◆ **Direction**: Quote the data exactly, first line to the line containing "plt.rcParams['mathtext.default'] = 'regular'", with no pictures.

————————

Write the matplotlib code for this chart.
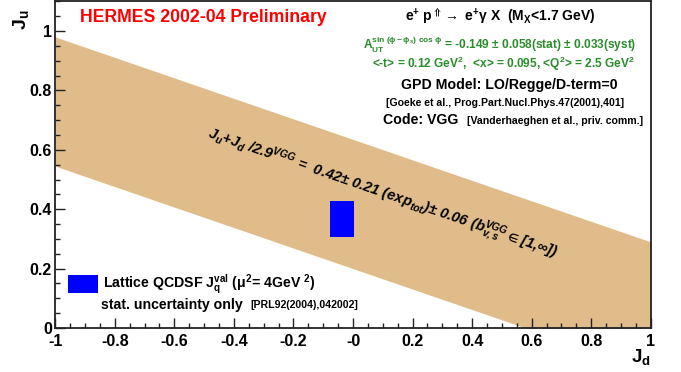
import matplotlib
matplotlib.use('Agg')
import matplotlib.pyplot as plt
from matplotlib.patches import Rectangle
from matplotlib.ticker import FixedLocator, MultipleLocator

plt.rcParams['font.family'] = ['Liberation Sans', 'DejaVu Sans']
plt.rcParams['font.weight'] = 'bold'
plt.rcParams['mathtext.fontset'] = 'custom'
plt.rcParams['mathtext.rm'] = 'Liberation Sans:bold'
plt.rcParams['mathtext.it'] = 'Liberation Sans:italic:bold'
plt.rcParams['mathtext.bf'] = 'Liberation Sans:bold'
plt.rcParams['mathtext.sf'] = 'Liberation Sans:bold'
plt.rcParams['mathtext.default'] = 'regular'

# ---- data ----
band_jd = [-1.0, 1.0]
band_upper = [0.98, 0.29]
band_lower = [0.545, -0.145]

lattice_jd = [-0.077, 0.002]
lattice_ju = [0.307, 0.429]

x_ticks = [-1.0, -0.8, -0.6, -0.4, -0.2, 0.0, 0.2, 0.4, 0.6, 0.8, 1.0]
x_ticklabels = ['-1', '-0.8', '-0.6', '-0.4', '-0.2', '-0', '0.2', '0.4', '0.6', '0.8', '1']
y_ticks = [0.0, 0.2, 0.4, 0.6, 0.8, 1.0]
y_ticklabels = ['0', '0.2', '0.4', '0.6', '0.8', '1']

W, H = 681, 372
AX_L, AX_R, AX_B, AX_T = 55.3, 650.7, 328.0, 1.3

fig = plt.figure(figsize=(W / 100, H / 100), dpi=100)
ax = fig.add_axes([AX_L / W, 1 - AX_B / H, (AX_R - AX_L) / W, (AX_B - AX_T) / H])

ax.fill_between(band_jd, band_lower, band_upper, color='#dfbc89', lw=0)
ax.add_patch(Rectangle((lattice_jd[0], lattice_ju[0]), lattice_jd[1] - lattice_jd[0],
                       lattice_ju[1] - lattice_ju[0], color='blue', lw=0))
ax.set_xlim(-1, 1)
ax.set_ylim(0, 1.1)

ax.xaxis.set_major_locator(FixedLocator(x_ticks))
ax.set_xticklabels(x_ticklabels)
ax.yaxis.set_major_locator(FixedLocator(y_ticks))
ax.set_yticklabels(y_ticklabels)
ax.xaxis.set_minor_locator(MultipleLocator(0.05))
ax.yaxis.set_minor_locator(MultipleLocator(0.05))
ax.tick_params(which='both', direction='in', top=False, right=False, width=1.0, color='#222222')
ax.tick_params(which='major', length=7.2, labelsize=11.5)
ax.tick_params(axis='x', which='major', pad=4)
ax.tick_params(axis='y', which='major', pad=2.5)
ax.tick_params(which='minor', length=3.6)
for lab in ax.get_xticklabels() + ax.get_yticklabels():
    lab.set_fontweight('bold')
for s in ax.spines.values():
    s.set_linewidth(1.3)
    s.set_color('#222222')


def P(px, py):
    return ((px - AX_L) / (AX_R - AX_L), (AX_B - py) / (AX_B - AX_T))


def T(px, py, s, **kw):
    kw.setdefault('transform', ax.transAxes)
    kw.setdefault('va', 'center')
    kw.setdefault('fontweight', 'bold')
    x, y = P(px, py)
    return ax.text(x, y, s, **kw)


T(80, 17, 'HERMES 2002-04 Preliminary', color='red', fontsize=12.7, ha='left')
T(500, 17, r'e$^{+}$ p$^{\Uparrow}$$\rightarrow$ e$^{+}$$\gamma$ X  (M$_{X}$<1.7 GeV)',
  fontsize=10, ha='center')
green = '#2a8c2a'
T(500, 45, r'A$_{UT}^{sin\ (\phi-\phi_{s})\ cos\ \phi}$ = -0.149 $\pm$ 0.058(stat) $\pm$ 0.033(syst)',
  fontsize=8.6, ha='center', color=green)
T(503, 64, r'<-t> = 0.12 GeV$^{2}$,  <x> = 0.095, <Q$^{2}$> = 2.5 GeV$^{2}$',
  fontsize=8.6, ha='center', color=green)
T(509, 85, 'GPD Model: LO/Regge/D-term=0', fontsize=10.2, ha='center')
T(505, 103, '[Goeke et al., Prog.Part.Nucl.Phys.47(2001),401]', fontsize=7.6, ha='center')
T(383, 120, 'Code: VGG', fontsize=10.2, ha='left')
T(467, 121, '[Vanderhaeghen et al., priv. comm.]', fontsize=7.6, ha='left')

T(382, 194, r'J$_{u}$+J$_{d}$ /2.9$^{VGG}$ =  0.42$\pm$ 0.21 (exp$_{tot}$)$\pm$ 0.06 (b$_{v,s}^{VGG}$$\in$[1,$\infty$])',
  fontsize=10.5, fontstyle='italic', ha='center', rotation=-19, rotation_mode='anchor')

# legend
lx0, ly0 = P(68, 293)
lx1, ly1 = P(98, 275)
ax.add_patch(Rectangle((lx0, ly0), lx1 - lx0, ly1 - ly0, transform=ax.transAxes,
                       color='blue', lw=0))
T(103, 284, r'Lattice QCDSF J$_{q}^{val}$ ($\mu^{2}$= 4GeV $^{2}$)', fontsize=10.2, ha='left')
T(101, 305, 'stat. uncertainty only', fontsize=10.2, ha='left')
T(250, 305, '[PRL92(2004),042002]', fontsize=7.6, ha='left')

# axis titles
fig.text(21 / W, 1 - 20 / H, r'J$_{u}$', fontsize=14, fontweight='bold', rotation=90,
         ha='center', va='center')
fig.text(641 / W, 1 - 357 / H, r'J$_{d}$', fontsize=13.5, fontweight='bold',
         ha='center', va='center')

fig.savefig('out.png', dpi=100)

————————

◆ **Task solution**:
Write the matplotlib code for this chart.
import matplotlib
matplotlib.use('Agg')
import matplotlib.pyplot as plt
from matplotlib.patches import Rectangle
from matplotlib.ticker import FixedLocator, MultipleLocator

plt.rcParams['font.family'] = ['Liberation Sans', 'DejaVu Sans']
plt.rcParams['font.weight'] = 'bold'
plt.rcParams['mathtext.fontset'] = 'custom'
plt.rcParams['mathtext.rm'] = 'Liberation Sans:bold'
plt.rcParams['mathtext.it'] = 'Liberation Sans:italic:bold'
plt.rcParams['mathtext.bf'] = 'Liberation Sans:bold'
plt.rcParams['mathtext.sf'] = 'Liberation Sans:bold'
plt.rcParams['mathtext.default'] = 'regular'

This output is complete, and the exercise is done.